10/1/22

Robin Lane “Dirt Road To Heaven”


“No one forgets the first time they heard Robin Lane; it's like losing your virginity,” writes Peter Felcknor, a long-time superfan, upon hearing Robin’s new album, Dirt Road to Heaven, out today-August 12, on Red on Red Records. The album’s theme, writes Boston Herald’s Brett Milano “is she’s still the musical friend who’ll join you walking that dirt road.” He loves the album’s inspirational range of music: “Country on ‘Rodeo Clown,’ rockabilly on ‘Hard Life,’ full-throttle Byrds on ‘Sunshine Blue Skies.’ There’s also a couple of shiver-inducing ballads that show her ever-increasing warmth and range….(and) a few helpings of sly humor (see ‘Last Cute Minute’)."

CBS TV/Sirius XM’s Bill Flanagan told Robin, “I think it might be the best record you’ve ever made.”

“All I’ll Ever Need” is the album’s music video.
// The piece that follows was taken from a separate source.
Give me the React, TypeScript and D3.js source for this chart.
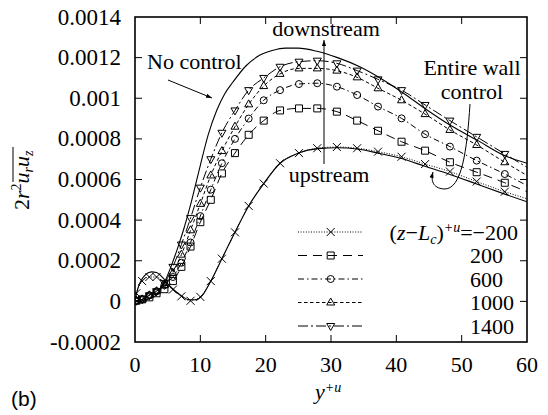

It features couples being happy together while Robin sings in the recording studio with her band and in New England’s beautiful outdoors.  

Dirt Road To Heaven is a collection of Americana music that sounds great alongside artists such as Brandi Carlile and Joan Baez. Robin’s motto of “Music is my healing tool” has paved her uniquely uplifting “dirt road to heaven” process from the get-go. Her journey has become even more effective and powerful, locally and globally, this century.       

Peter is one of many fans that have been into Robin Lane since “we saw this petite blonde live in a NYC punk club” when she was touring behind her rock EP, When Things Go Wrong in the early 1980s. 

The daughter of Ken Lane, who wrote songs for Dean Martin, and a mother who was a fashion model, Robin grew up in Los Angeles. She was part of the music community in the late 1960s. In Laurel Canyon she collaborated with members of Crazy Horse and sang with Neil Young on "Round and Round (It Won't Be Long)" on his album Everybody Knows This Is Nowhere.    

After a two-year marriage with future Police guitarist Andy Summers, in the late 1970s Robin left LA behind, and moved to Boston. She formed Robin Lane and the Chartbusters, integrating punk and new wave with West Coast folk, and East Coast rock. Their three albums for Warner Bros. were Robin Lane and the Chartbusters (1980), the live EP 5 Live, and Imitation Life (1981). The rock radio-charting song “When Things Go Wrong” became the 11th music video played on MTV on its first broadcast day in 1981.   

In 1985, Robin started performing solo, at European festivals and opening for artists including Warren Zevon, John Hiatt, Taj Mahal, Tim Finn, Dave Mason, Steve Earle, T-Bone Burnett, Richard Thompson.  She accepted the Boston Music Award for Outstanding Female Vocalist in 1988. In 1990 Susanna Hoffs (The Bangles) recorded Robin's song "Wishing on Telstar" for her first solo album, When You're a Boy. Robin also sang on the album.

In 1996, Robin released the album Cat Bird Seat, which showed her evolution into a subdued and (at times) “country-fied” sound that her super fan describes as “the angry machine that was the Chartbusters.”     

After a 2003 reunion Chartbusters’ album, Piece of Mind, Robin released solo albums: Out of the Ashes (2011), The Sweet Candy Collection (2011), and A Woman’s Voice (2013). In 2010 Robin founded Songbird Sings, a Shelburne Falls, MA-based organization dedicated to helping people work through and recover from traumatic experiences by writing and recording their own songs.      

In late 2021, Robin signed with Boston’s indie label Red on Red Records, which supports strong women creators. Label owner Justine Covault is honored Robin’s with the roster, “Robin writes unflinchingly honest songs that reflect the light and the dark in the world. Her voice is distinctive and gorgeous. When she plays and sings, the audience is spellbound.”